But Uys is not competing this year and Gordon will start as one of the favourites.
“I’d like to win it for a change,” Gordon said today. “But it’s my first race this year and I’m not too sure how my legs will react.
“My pre-season has been good. I trained a lot during the holidays and did not take time off. But I don’t really know about my form.
“It’s always difficult to tell what will happen on race day, but I’ve done all the preparation I could have.”
Gordon suspects the race will be more competitive this year. “In previous years there were always other races at the same time as the Barberton.
“It seems there are not many events this weekend, so the field should be stronger,” he said.
From his own experience of the route, Gordon knows the value of preserving energy.
“There is a lot of climbing just after the start and it can take a lot out of you,” he said. “That’s why it’s so important to pace yourself properly.
“The stronger riders normally take over towards the end, and if you have too little left in the tank, you could be left behind.

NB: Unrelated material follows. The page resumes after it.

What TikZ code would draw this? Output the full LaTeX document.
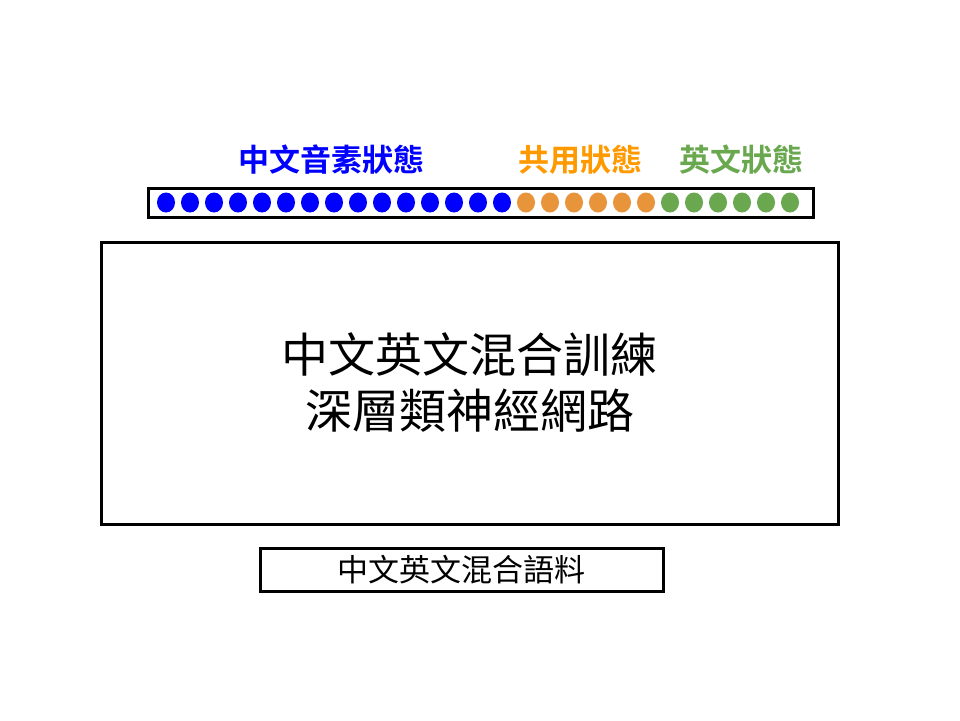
\documentclass[tikz,border=0pt]{standalone}
\usepackage{fontspec}
\newfontfamily\cjk{Noto Sans CJK TC}
\newfontfamily\cjkb{Noto Sans CJK TC Bold}
\definecolor{dblue}{RGB}{0,0,255}
\definecolor{dorange}{RGB}{232,148,58}
\definecolor{torange}{RGB}{255,153,0}
\definecolor{dgreen}{RGB}{106,168,79}
\begin{document}
\begin{tikzpicture}[x=1pt,y=-1pt,
  frame/.style={draw=black,line width=3pt,fill=white},
  lbl/.style={font=\cjkb\fontsize{31}{34}\selectfont,inner sep=0pt}]
\useasboundingbox (0,0) rectangle (960,720);
\node[frame,minimum width=665pt,minimum height=29pt,inner sep=0pt] (bar) at (480.5,202.5) {};
\foreach \i in {0,...,26}{
  \pgfmathsetmacro{\xx}{166+24*\i}
  \ifnum\i<15 \def\c{dblue}\else\ifnum\i<21 \def\c{dorange}\else\def\c{dgreen}\fi\fi
  \fill[\c] (\xx,202.5) ellipse (9pt and 10pt);
}
\node[lbl,text=dblue] (zh) at (331,160) {中文音素狀態};
\node[lbl,text=torange] (sh) at (580,160) {共用狀態};
\node[lbl,text=dgreen] (en) at (741,160) {英文狀態};
\node[frame,minimum width=737pt,minimum height=282pt,inner sep=0pt,
  align=center,font=\cjk\fontsize{47}{56}\selectfont] (net) at (469.5,383) {中文英文混合訓練\\深層類神經網路};
\node[frame,minimum width=403pt,minimum height=43pt,inner sep=0pt,
  font=\cjk\fontsize{31}{34}\selectfont] (corp) at (461.5,569.5) {中文英文混合語料};
\end{tikzpicture}
\end{document}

“I must make sure I don’t burn all my matches in the first half of the race. The end of the route is very up and down, so there will be opportunities to take it a bit easier,” he added.
Climbing is one of Gordon’s strengths. “I’m from the mountainous area around Tzaneen, so I enjoy climbing. I don’t like flat tracks.”
Gordon, who rides for the Insect Science team, last raced competitively in the 947 Cycle Challenge in November.
Riding in the Barberton, he says, is a good way to start the season.
“It’s one of the toughest one-day mountain-bike races [in South Africa] and it will give me good preparation for the Tankwa Trek on February 8. I’m looking forward to it.